The Scrum Master helps the product group learn and apply Scrum to achieve business value. The Scrum Master does whatever is in their power to help the Team, Product Owner and organization be successful. The Scrum Master is not the manager of the Team members, nor are they a project manager, team lead, or team representative. Instead, the Scrum Master serves the Team; he or she helps to remove impediments, protects the Team from outside interference, and helps the Team to adopt modern development practices. He or she educates, coaches and guides the Product Owner, Team and the rest of the organization in the skillful use of Scrum. The Scrum Master is a coach and teacher. The Scrum Master makes sure everyone (including the Product Owner, and those in management) understands the principles and practices of Scrum, and they help lead the organization through the often difficult change required to achieve success with agile development. Since Scrum makes visible many impediments and threats to the Team’s and Product Owner’s effectiveness, it is important to have an engaged Scrum Master working energetically to help resolve those issues, or the Team or Product Owner will find it difficult to succeed. There should be a dedicated full-time Scrum Master, although a smaller Team might have a team member play this role (carrying a lighter load of regular work when they do so). Great Scrum Masters can come from any background or discipline: Engineering, Design, Testing, Product Management, Project Management, or Quality Management.

The Scrum Master and the Product Owner cannot be the same individual as their focus is so different and combining them often leads to confusion and conflict. One common unfortunate result of combining these roles is a micro-managing Product Owner which is opposite to self-managing teams that Scrum requires. Unlike a traditional manager, the Scrum Master does not tell people what to do or assign tasks – they facilitate the process, supporting the Team as it organizes and manages itself. If the Scrum Master was previously in a position managing the Team, they will need to significantly change their mindset and style of interaction for the Team to be successful with Scrum.

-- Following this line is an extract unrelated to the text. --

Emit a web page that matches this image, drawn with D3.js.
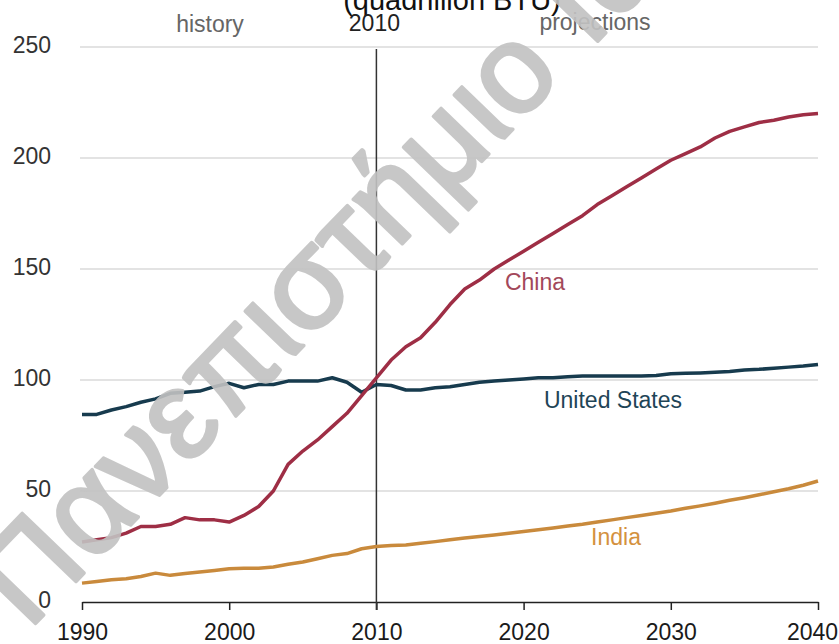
<!DOCTYPE html>
<html>
<head>
<meta charset="utf-8" />
<title>China, United States and India energy consumption</title>
<style>
  body { margin: 0; background: #fff; }
  svg { display: block; font-family: "Liberation Sans", Arial, sans-serif; }
</style>
</head>
<body>
<div id="chart"></div>
<script src="https://cdn.jsdelivr.net/npm/d3@7"></script>
<script>
// years 1990..2040
var years = d3.range(1990, 2041);

var china = [27, 28, 29, 31, 34, 34, 35, 38, 37, 37, 36, 39, 43, 50, 62, 68, 73, 79, 85, 93, 101,
  109, 115, 119, 126, 134, 141, 145, 150, 154, 158,
  162, 166, 170, 174, 179, 183, 187, 191, 195, 199,
  202, 205, 209, 212, 214, 216, 217, 218.5, 219.5, 220];

var unitedStates = [84.5, 84.5, 86.5, 88, 90, 91.5, 94, 94.5, 95, 97, 98.5, 96.5, 98, 98, 99.5, 99.5, 99.5, 101, 99, 94.5, 98,
  97.5, 95.5, 95.5, 96.5, 97, 98, 99, 99.5, 100, 100.5,
  101, 101, 101.5, 101.8, 101.8, 101.8, 101.8, 101.8, 102, 102.8,
  103, 103.2, 103.5, 103.8, 104.5, 104.8, 105.3, 105.8, 106.3, 107];

var india = [8.5, 9.2, 10, 10.5, 11.5, 13, 12, 12.8, 13.5, 14.2, 15, 15.2, 15.2, 15.8, 17, 18, 19.5, 21, 21.8, 24, 25,
  25.5, 25.7, 26.5, 27.2, 28, 28.8, 29.5, 30.2, 31, 31.8,
  32.5, 33.3, 34.2, 35, 36, 37, 38, 39, 40, 41,
  42.2, 43.3, 44.5, 45.8, 47, 48.3, 49.7, 51, 52.6, 54.5];

var xTicks = [1990, 2000, 2010, 2020, 2030, 2040];
var yTicks = [0, 50, 100, 150, 200, 250];

var width = 839, height = 644;

var x = d3.scaleLinear().domain([1990, 2040]).range([82, 818]);
var y = d3.scaleLinear().domain([0, 250]).range([602, 47]);

var svg = d3.select("#chart").append("svg")
    .attr("width", width)
    .attr("height", height);

// title, cut at the top edge
svg.append("text")
    .attr("x", 452).attr("y", 10)
    .attr("text-anchor", "middle")
    .style("font-size", "29px")
    .style("fill", "#111")
    .text("(quadrillion BTU)");

// grid
svg.append("g")
    .selectAll("line")
    .data(yTicks.filter(function (d) { return d > 0; }))
    .enter().append("line")
    .attr("x1", 80).attr("x2", 818)
    .attr("y1", function (d) { return y(d); })
    .attr("y2", function (d) { return y(d); })
    .attr("stroke", "#dadada")
    .attr("stroke-width", 1.5);

// y labels
svg.append("g")
    .selectAll("text")
    .data(yTicks)
    .enter().append("text")
    .attr("x", 51)
    .attr("y", function (d) { return y(d) - 2; })
    .attr("dy", "0.35em")
    .attr("text-anchor", "end")
    .style("font-size", "23px")
    .style("fill", "#333")
    .text(function (d) { return d; });

// x axis
var xAxis = d3.axisBottom(x)
    .tickValues(xTicks)
    .tickFormat(d3.format("d"))
    .tickSize(8)
    .tickSizeOuter(0);

var gx = svg.append("g")
    .attr("transform", "translate(0," + y(0) + ")")
    .call(xAxis);
gx.select(".domain").attr("stroke", "#222").attr("stroke-width", 1.5);
gx.selectAll(".tick line").attr("stroke", "#222").attr("stroke-width", 1.5);
gx.selectAll(".tick text")
    .attr("y", 22)
    .attr("x", function (d) { return d === 2040 ? -6 : 0; })
    .style("font-size", "23px")
    .style("font-family", "\"Liberation Sans\", Arial, sans-serif")
    .style("fill", "#1a1a1a");

// 2010 divider
svg.append("line")
    .attr("x1", x(2010)).attr("x2", x(2010))
    .attr("y1", 49).attr("y2", 610)
    .attr("stroke", "#333")
    .attr("stroke-width", 1.5);

// header labels
svg.append("text").attr("x", 210).attr("y", 32).attr("text-anchor", "middle")
    .style("font-size", "23px").style("fill", "#666").text("history");
svg.append("text").attr("x", x(2010) - 2).attr("y", 31).attr("text-anchor", "middle")
    .style("font-size", "23px").style("fill", "#222").text("2010");
svg.append("text").attr("x", 595).attr("y", 30).attr("text-anchor", "middle")
    .style("font-size", "23px").style("fill", "#666").text("projections");

var line = d3.line()
    .x(function (d, i) { return x(years[i]); })
    .y(function (d) { return y(d); });

var series = [
  { name: "India", values: india, color: "#c98a3c" },
  { name: "United States", values: unitedStates, color: "#173b4e" },
  { name: "China", values: china, color: "#9e2e45" }
];

svg.append("g")
    .selectAll("path")
    .data(series)
    .enter().append("path")
    .attr("d", function (d) { return line(d.values); })
    .attr("fill", "none")
    .attr("stroke", function (d) { return d.color; })
    .attr("stroke-width", 3.5)
    .attr("stroke-linejoin", "round");

// series labels
svg.append("text").attr("x", 535).attr("y", 290).attr("text-anchor", "middle")
    .style("font-size", "23px").style("fill", "#a3485a").text("China");
svg.append("text").attr("x", 613).attr("y", 408).attr("text-anchor", "middle")
    .style("font-size", "23px").style("fill", "#1f4557").text("United States");
svg.append("text").attr("x", 616).attr("y", 545).attr("text-anchor", "middle")
    .style("font-size", "23px").style("fill", "#d4913e").text("India");

// watermark over the plot
var wm = svg.append("g")
    .attr("transform", "translate(516,126) rotate(-46)")
    .style("font-size", "125px")
    .style("letter-spacing", "1px")
    .style("fill", "#c2c2c2")
    .style("stroke", "#c2c2c2")
    .style("stroke-width", 3.5)
    .style("stroke-linejoin", "round")
    .style("opacity", 0.9);
wm.append("text").attr("text-anchor", "end").text("Πανεπιστήμι");
wm.append("text").attr("text-anchor", "start").text("ο Ιωαννίνων");
</script>
</body>
</html>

Note: there is no role of project manager in Scrum at all. This is because none is needed; the traditional responsibilities of a project manager have been divided up and reassigned among the three Scrum roles, and mostly to the Team and Product Owner, rather than to the Scrum Master. Practicing Scrum with the addition of a project manager indicates a fundamental misunderstanding of Scrum, and typically results in conflicting responsibilities, unclear authority, and sub-optimal results. Sometimes an (ex-)project manager can step into the role of Scrum Master, but the success of this approach is heavily dependent on the individual, and how well they understand the fundamental difference between the two roles, both in the day-to-day responsibilities and in the mindset required to be successful. A good way to understand thoroughly the role of the Scrum Master, and start to develop the core skills needed for success, is to attend the Scrum Alliance’s Certified Scrum Master training.

In addition to these three roles, there are other stakeholders who contribute to the success of the product, including managers, customers and end-users. Some stakeholders such as functional managers (for example, an engineering manager) may find their role, while still valuable, changes when adopting Scrum. For example:

  • they support the Team by respecting the rules and spirit of Scrum
  • they help remove impediments that the Team and Product Owner identify
  • they make their expertise and experience available

In Scrum, these individuals replace the time they previously spent playing the role of “nanny” (assigning tasks, getting status reports, and other forms of micromanagement) with time as “guru” and “servant” of the Team (mentoring, coaching, helping remove obstacles, helping problem-solve, providing creative input, and guiding the skills development of Team members). In this shift, managers may need to change their management style; for example, using Socratic questioning to help the Team discover the solution to a problem, rather than simply deciding a solution and assigning it to the Team.